The Government of Australia and several other groups asked to file friend-of-the-court briefs, and the Court allowed those requests. Other amici granted leave included professors of international law, the Washington Legal Foundation, the U.S. Chamber of Commerce, and the National Foreign Trade Council. The case came to the Court on a petition to review a decision by the United States Court of Appeals for the Ninth Circuit, and the Supreme Court agreed to take the case.

Reasoning

The Court’s key procedural action addressed whether the Ninth Circuit’s judgment should remain in place given the Supreme Court’s recent decision in Kiobel v. Royal Dutch Petroleum Co. The Court granted review, vacated the Ninth Circuit’s judgment, and remanded the case to that court for further consideration specifically in light of Kiobel. In effect, the Justices instructed the lower court to reassess its ruling under the guidance provided by the Kiobel decision.

Real world impact

The Ninth Circuit must reopen its analysis and may reach a different result after applying Kiobel.
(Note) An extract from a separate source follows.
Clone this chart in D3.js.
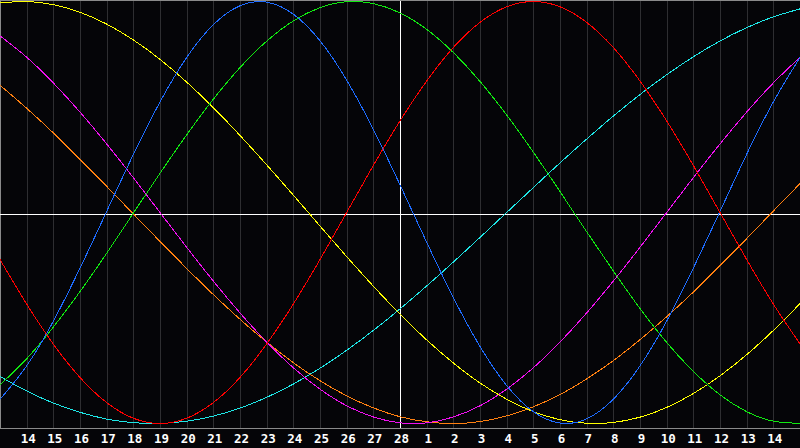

The immediate practical effect falls on the parties in this Ninth Circuit case and on other litigants and lower courts facing similar questions, who may see pending rulings revisited. Because the Supreme Court vacated and remanded rather than resolving the underlying merits, the outcome is not final and could change after further proceedings.

Dissents or concurrances

Justice Kagan did not participate in the consideration or decision of the motions and the petition.